Caleb busts into the house to confront (or beat up, maybe even kill) Norman. As he steps onto the porch, violins play a familiar chord. The chilling score is very reminiscent of Bernard Herrmann’s from Psycho. And the similarities don’t stop there. When Caleb finds Norma’s body in the freezer Norman comes up from behind dressed as Norma complete with wig. This echoes the scene from the film when Lila Crane discovers the mummified corpse in the cellar. My film school nerdiness came out in full force with all this. Chick walks in to see this macabre tableau and Norman as Mother says, “Now you know. I’m still alive.” To say this whet my appetite for next week is an understatement.

Motel Amenities:
  • I’m sorry if any of this Titanic talk got “My Heart Will Go On” stuck in your head or added to any Bill Paxton feels. 
  • Don’t ever let anyone tell you TV makes you dumb. I read and learned about a poem written over a hundred years ago because of this episode. 
  • My feelings on Romero’s prison haircut haven’t changed. When he gets in the fight, he rips off his hair net which was, honestly, an improvement. 
  • “Don’t lie. That is a lie. It was you. Your way of trying to get rid of me. I’m still alive.” I love Highmore’s delivery of “I’m still alive.” 
  • “I feel terrible and relieved and I feel terrible that I feel relieved.” “It’s not your fault. You can’t fix something that happened before you were born and you’ve done the best you possible could with it.” Emma is so wise. Always has been.
  • “The Lost Art of Mummification” book was a nice touch. 
  • Nestor Carbonell did a great job of looking dazed when he got knocked out. 
  • I really like this dynamic that Norman has with Sam Loomis. He has something over him, but he also is a little scared of him. I also like this deviation that the show is taking with Sam Loomis. In the film he was a sympathetic character. In Bates, he doesn’t have any redeeming qualities. He is a dud on the double date and appears to be a manipulative, uncaring husband who is cheating on his wife. He becomes an interesting adversary for Norman and it makes you root for Norman to screw with him (but, not in the killing-his-mistress kind of way).
  • Norman pops his collar when he leaves the coffee shop as a menacing little gesture to Sam. When he gets back to the house, he lowers it. Nuances like this have big impact. 
  • Norma makes her French computer program call Norman a traitor. She’s trolling him! 

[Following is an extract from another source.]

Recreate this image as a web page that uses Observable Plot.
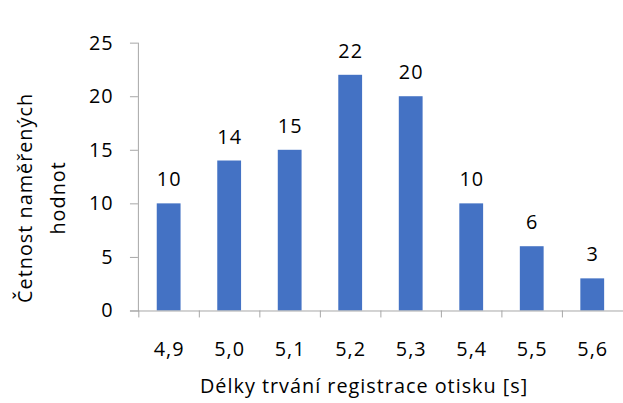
<!DOCTYPE html>
<html>
<head>
<meta charset="utf-8">
<script src="https://cdn.jsdelivr.net/npm/d3@7"></script>
<script src="https://cdn.jsdelivr.net/npm/@observablehq/plot@0.6"></script>
<style>
  html, body { margin: 0; padding: 0; background: #fff; overflow: hidden; }
  #chart svg { display: block; }
  #chart svg text { letter-spacing: 1px; }
  #chart svg g[aria-label="x-title"] text { letter-spacing: 2px; }
  #chart svg g[aria-label="y-title"] text { letter-spacing: 1.6px; }
</style>
</head>
<body>
<div id="chart"></div>
<script>
// Duration of fingerprint registration (s) and how often each value was measured
const durations = ["4,9", "5,0", "5,1", "5,2", "5,3", "5,4", "5,5", "5,6"];
const counts = [10, 14, 15, 22, 20, 10, 6, 3];
const yTicks = [0, 5, 10, 15, 20, 25];
const xTitle = "Délky trvání registrace otisku [s]";
const yTitle = "Četnost naměřených\nhodnot";

const data = durations.map((d, i) => ({duration: d, count: counts[i]}));

const width = 628, height = 403;
const marginLeft = 139, marginRight = 0, marginTop = 43, marginBottom = 90;
const padInner = 0.6, padOuter = 0.3;
// band step, used to move the category ticks onto the band boundaries
const step = (width - marginLeft - marginRight) / (durations.length - padInner + 2 * padOuter);

const axisColor = "#a6a6a6";
const textColor = "#000";
const font = "'Open Sans', sans-serif";

const chart = Plot.plot({
  width, height, marginLeft, marginRight, marginTop, marginBottom,
  style: {fontFamily: font, fontSize: "20px", color: textColor, background: "#fff"},
  x: {domain: durations, paddingInner: padInner, paddingOuter: padOuter, align: 0.5, axis: null},
  y: {domain: [0, 25], ticks: yTicks, axis: null},
  marks: [
    Plot.barY(data, {x: "duration", y: "count", fill: "#4472C4"}),
    Plot.text(data, {x: "duration", y: "count", text: d => String(d.count), dy: -24, fill: textColor, fontSize: 20}),
    // y axis: line, ticks and labels
    Plot.axisY({ticks: yTicks, tickSize: 8, tickPadding: 17, stroke: axisColor, fill: textColor, fontSize: 20, label: null}),
    Plot.frame({anchor: "left", stroke: axisColor}),
    // x axis baseline, extended to meet the y tick at zero
    Plot.ruleY([0], {stroke: axisColor, insetLeft: -8}),
    // category separators below the baseline
    Plot.axisX({tickSize: 7, text: null, dx: -step / 2, stroke: axisColor, label: null}),
    Plot.axisX({tickSize: 0, tickPadding: 31, fill: textColor, fontSize: 20, label: null}),
    // axis titles
    Plot.text([xTitle], {ariaLabel: "x-title", frameAnchor: "bottom", dx: -17, dy: 83, fill: textColor, fontSize: 20}),
    Plot.text([yTitle], {ariaLabel: "y-title", frameAnchor: "left", textAnchor: "middle", rotate: -90, dx: -101, dy: 21, lineHeight: 1.65, fill: textColor, fontSize: 20})
  ]
});

document.getElementById("chart").appendChild(chart);
</script>
</body>
</html>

  • “Are you smoking?” “I’m dead. It’s not like it’s going to kill me.” You would think all these “I’m dead” jokes would get old, but not with these two. I eat it up.
  • Norman keeps using words like “childish” and “silly” when talking to Norma, like he is the parent out of the two.
  • “I’m a caretaker of a mentally ill person.”
  • “Of all the gin joints, in all the towns, in all the world.” Clever line for Chick to say.